The night begins well enough. A mischievous Oberlohr can be seen peering round the set as the audience take their seats. Not entirely sure if this is part of the act or not – it certainly attracts enough attention to feed everyone’s intrigue. Similarly, the set design gives little away in terms of what is yet to come. Only two chairs and a microphone stand fill the space, literally and metaphorically, leaving plenty of room for interpretation. The use of eerie choral music to accompany Oberlohr’s entrance proves successful in adding a further suspense and mystique to the piece, so that when it eventually becomes time for the first illusion, everyone is keen to participate, each individual vying to be Oberlohr’s guinea pig and rummaging maniacally under their seats to find the carefully placed pieces of paper. One side of the audience is asked to write down a memory and to place it in an envelope – as the past is sealed. The other half of the audience is prompted to write down a dare for the future, but this time to keep it out – as the future is open. A nice message and more importantly a clever ruse that allows everyone to feel part of the act without Oberlohr even having to lift a finger. However, it soon becomes clear that the trick isn’t running as smoothly as expected. Maybe this is part of the act? A Tommy Cooper-esque shtick? Maybe there’ll be some big reveal, proving Oberlohr knew all long? Maybe not. The disappointment from the crowd is palpable and unfortunately the show never fully recovers from there.

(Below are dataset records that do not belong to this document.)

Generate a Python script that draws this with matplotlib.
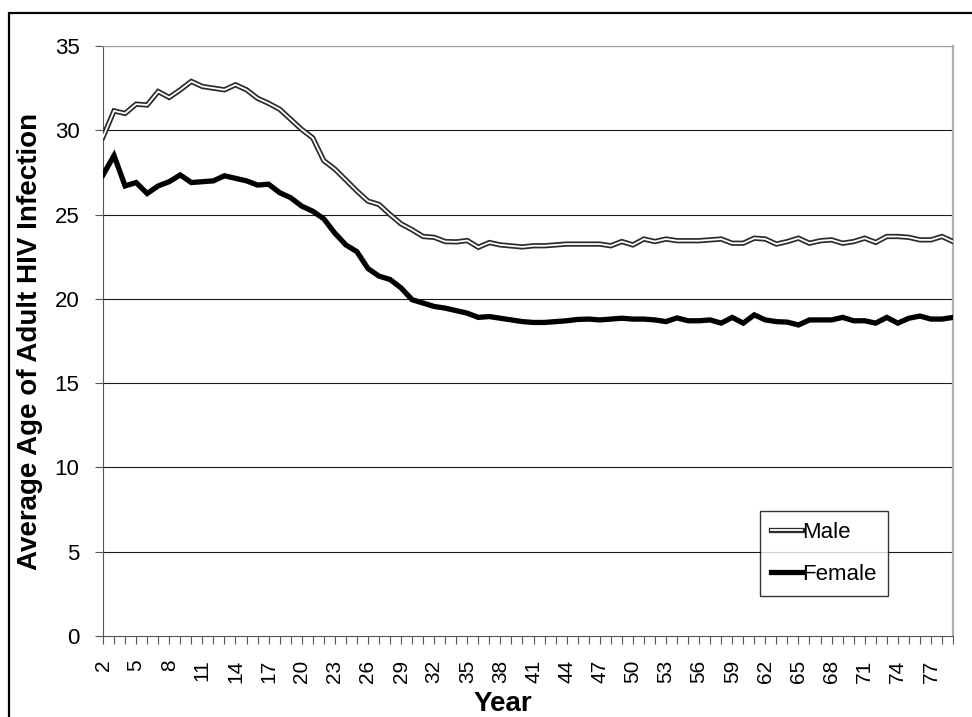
import numpy as np
import matplotlib
matplotlib.use("Agg")
import matplotlib.pyplot as plt
import matplotlib.patheffects as pe
from matplotlib.patches import Rectangle

plt.rcParams["font.family"] = ["Liberation Sans", "DejaVu Sans"]

# categories (years 2..79)
years = np.arange(2, 80)

male = [29.6, 31.15, 31.0, 31.55, 31.5, 32.3, 31.95, 32.4, 32.9, 32.6,
        32.5, 32.4, 32.7, 32.4, 31.9, 31.6, 31.25, 30.65, 30.05, 29.55,
        28.2, 27.7, 27.05, 26.4, 25.8, 25.6, 25.0, 24.45, 24.1, 23.7,
        23.65, 23.4, 23.38, 23.46, 23.06, 23.34, 23.2, 23.14, 23.08, 23.15,
        23.15, 23.2, 23.25, 23.25, 23.25, 23.25, 23.15, 23.4, 23.2, 23.55,
        23.4, 23.55, 23.45, 23.45, 23.45, 23.5, 23.55, 23.3, 23.3, 23.6,
        23.55, 23.25, 23.4, 23.6, 23.3, 23.45, 23.5, 23.3, 23.4, 23.6,
        23.35, 23.7, 23.7, 23.65, 23.5, 23.5, 23.7, 23.4]

female = [27.35, 28.5, 26.7, 26.9, 26.25, 26.7, 26.95, 27.35, 26.9, 26.95,
          27.0, 27.3, 27.15, 27.0, 26.75, 26.8, 26.3, 26.0, 25.5, 25.2,
          24.75, 23.9, 23.2, 22.8, 21.8, 21.35, 21.15, 20.65, 19.95, 19.75,
          19.55, 19.45, 19.3, 19.15, 18.9, 18.95, 18.85, 18.75, 18.65, 18.6,
          18.6, 18.65, 18.7, 18.78, 18.8, 18.75, 18.8, 18.85, 18.8, 18.8,
          18.75, 18.65, 18.87, 18.7, 18.7, 18.75, 18.56, 18.9, 18.56, 19.05,
          18.75, 18.65, 18.62, 18.45, 18.75, 18.75, 18.75, 18.9, 18.7, 18.7,
          18.56, 18.9, 18.56, 18.85, 18.98, 18.8, 18.8, 18.9]

W, H = 972, 717
fig = plt.figure(figsize=(W / 100, H / 100), dpi=100)
ax = fig.add_axes([103 / W, 1 - 636 / H, (953 - 103) / W, (636 - 46) / H])

# outer chart border (runs off the right and bottom edges)
fig.patches.append(Rectangle((9 / W, -0.1), 1.2, 1 - 13 / H + 0.1,
                             transform=fig.transFigure, fill=False,
                             edgecolor="black", linewidth=1.6, zorder=0))

ax.plot(years, male, color="white", linewidth=1.3, label="Male",
        solid_joinstyle="miter",
        path_effects=[pe.Stroke(linewidth=3.8, foreground="#2a2a2a"), pe.Normal()],
        zorder=3)
ax.plot(years, female, color="black", linewidth=3.8, label="Female",
        solid_joinstyle="miter", zorder=3)

ax.set_xlim(2, 79)
ax.set_ylim(0, 35)
ax.set_yticks(range(0, 36, 5))
ax.set_xticks(years)
ax.set_xticklabels([str(y) if (y - 2) % 3 == 0 else "" for y in years],
                   rotation=90)

for v in range(5, 36, 5):
    ax.axhline(v, color="#1a1a1a", linewidth=0.8, zorder=1)

ax.tick_params(axis="y", labelsize=16, length=6, width=0.8, pad=11,
               color="#555555", direction="out")
ax.tick_params(axis="x", labelsize=15, length=6, width=0.8, pad=11,
               color="#555555", direction="out")

ax.spines["left"].set_color("#555555")
ax.spines["bottom"].set_color("#555555")
ax.spines["top"].set_color("#a0a0a0")
ax.spines["right"].set_color("#b0b0b0")
ax.spines["right"].set_linewidth(1.6)

ax.set_ylabel("Average Age of Adult HIV Infection", fontsize=20,
              fontweight="bold", labelpad=8)
ax.set_xlabel("Year", fontsize=20, fontweight="bold", va="center")
ax.xaxis.set_label_coords(0.47, (636 - 704) / (636 - 46))

leg = ax.legend(loc="upper left", bbox_to_anchor=(760 / W, 1 - 511 / H),
                bbox_transform=fig.transFigure, fontsize=16, frameon=True,
                fancybox=False, shadow=False, handlelength=1.4,
                handletextpad=0.0, borderpad=0.5, labelspacing=0.95,
                borderaxespad=0)
leg.get_frame().set_edgecolor("black")
leg.get_frame().set_linewidth(1.0)

fig.savefig("out.png", dpi=100)
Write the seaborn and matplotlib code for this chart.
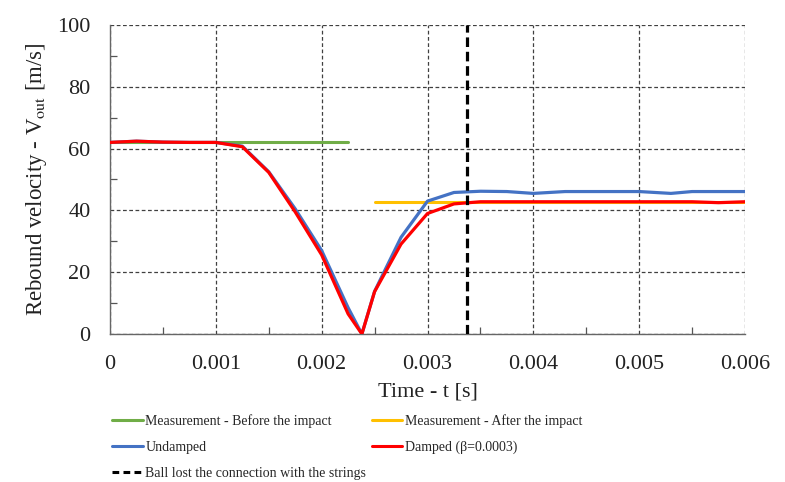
import matplotlib
matplotlib.use("Agg")
import matplotlib.pyplot as plt
import seaborn as sns
import pandas as pd
from matplotlib.ticker import MultipleLocator, FuncFormatter
from matplotlib.lines import Line2D

# Data
t_undamped = [0, 0.00025, 0.0005, 0.00075, 0.001, 0.00125, 0.0015, 0.00175, 0.002, 0.00225, 0.00238,
              0.0025, 0.00275, 0.003, 0.00325, 0.0035, 0.00375, 0.004, 0.0043, 0.0045, 0.00475,
              0.005, 0.0053, 0.0055, 0.00575, 0.006]
v_undamped = [62.0, 62.4, 62.1, 62.0, 62.0, 60.8, 52.5, 40.5, 27.0, 8.5, 0.0,
              13.8, 31.3, 43.0, 45.8, 46.2, 46.1, 45.5, 46.1, 46.1, 46.1,
              46.1, 45.5, 46.1, 46.1, 46.1]
t_damped = [0, 0.00025, 0.0005, 0.00075, 0.001, 0.00125, 0.0015, 0.00175, 0.002, 0.00225, 0.00238,
            0.0025, 0.00275, 0.003, 0.00325, 0.0035, 0.00375, 0.004, 0.0045, 0.005, 0.0055,
            0.00575, 0.006]
v_damped = [62.0, 62.4, 62.1, 62.0, 62.0, 60.6, 52.3, 39.5, 25.6, 6.5, 0.0,
            13.7, 29.1, 39.0, 42.1, 42.8, 42.8, 42.8, 42.8, 42.8, 42.8,
            42.5, 42.8]
t_before = [0, 0.00225]
v_before = [62.1, 62.1]
t_after = [0.0025, 0.006]
v_after = [42.8, 42.8]
t_lost = 0.003375

sns.set_theme(style="white")
plt.rcParams['font.family'] = ['Liberation Serif', 'DejaVu Serif']
plt.rcParams['mathtext.fontset'] = 'stix'

fig = plt.figure(figsize=(7.85, 4.82), dpi=100)
ax = fig.add_axes([110/785, 1-334/482, 635/785, 309/482])

sns.lineplot(x=t_before, y=v_before, ax=ax, color="#70ad47", lw=2.2, zorder=2)
sns.lineplot(x=t_after, y=v_after, ax=ax, color="#ffc000", lw=2.2, zorder=2)
sns.lineplot(x=t_undamped, y=v_undamped, ax=ax, color="#4472c4", lw=2.3, zorder=3)
sns.lineplot(x=t_damped, y=v_damped, ax=ax, color="#ff0000", lw=2.3, zorder=4)
ax.axvline(t_lost, color="black", lw=2.3, ls=(0, (3, 1.5)), zorder=5)

ax.set_xlim(0, 0.006)
ax.set_ylim(0, 100)
ax.xaxis.set_major_locator(MultipleLocator(0.001))
ax.xaxis.set_minor_locator(MultipleLocator(0.0005))
ax.yaxis.set_major_locator(MultipleLocator(20))
ax.yaxis.set_minor_locator(MultipleLocator(10))
ax.xaxis.set_major_formatter(FuncFormatter(lambda v, p: "0" if abs(v) < 1e-12 else f"{v:.3f}"))
ax.grid(True, which="major", color="#404040", ls=(0, (3, 2)), lw=0.9)
ax.tick_params(which="major", length=0, labelsize=16, colors="#222222")
ax.tick_params(axis="x", which="major", pad=15)
ax.tick_params(axis="y", which="major", pad=14)
ax.tick_params(which="minor", direction="in", length=5, width=0.9, color="#555555",
               bottom=True, left=True)
for s in ["top", "right"]:
    ax.spines[s].set_visible(False)
for s in ["left", "bottom"]:
    ax.spines[s].set_color("#666666")
    ax.spines[s].set_linewidth(1.0)

ax.set_xlabel("Time - t [s]", fontsize=16, labelpad=6, color="#222222")
ax.set_ylabel("Rebound velocity - V$_{\\mathrm{out}}$ [m/s]", fontsize=16.5, labelpad=6, color="#222222")

handles = [
    Line2D([], [], color="#70ad47", lw=2.2),
    Line2D([], [], color="#4472c4", lw=2.2),
    Line2D([], [], color="black", lw=2.2, ls=(0, (2.2, 1.4))),
    Line2D([], [], color="#ffc000", lw=2.2),
    Line2D([], [], color="#ff0000", lw=2.2),
]
labels = ["Measurement - Before the impact", "Undamped", "Ball lost the connection with the strings",
          "Measurement - After the impact", "Damped (β=0.0003)"]
fig.legend(handles, labels, ncol=2, loc="upper left", bbox_to_anchor=(112/785, 1-414/482),
           frameon=False, fontsize=10, handlelength=2.2, handletextpad=0.2,
           columnspacing=0.4, labelspacing=0.95, borderaxespad=0, borderpad=0)

fig.savefig("out.png", dpi=100)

Without giving too much away, the bulk of the performance is made up from random monologues – stories which are later revealed to hold more importance than originally thought. However, for this illusion to be successful, it needs audience affirmation, an opportunity that is not presented often enough and therefore resulting in reactions that manifest confusion, as opposed to awe or amazement. Although the piece contains some meaningful messages, these have little to do with the show as a whole and even Oberlohr’s charm is not enough to save DAS FEST from looking more like a hotchpotch of ideas, than a fully fledged act. This can be seen in the choice of music, with pieces ranging from Opera to Pulp Fiction, neither of which seem fitting for the ‘party’ atmosphere.
Although the remainder of Oberlohr’s mind readings prove correct, most of these are met with a small amount of vocal approval; with only one trick throughout the whole show garnering a round of applause. Maybe part of the fascination of Das Fest, and perhaps it’s greatest tool, is the element of the unknown. The FOMO factor, if you will – ensuring the audience remain in their seats throughout the whole performance, so even if the show isn’t going well, the crowd will remain, eager and hopeful for what, if anything, is left to come.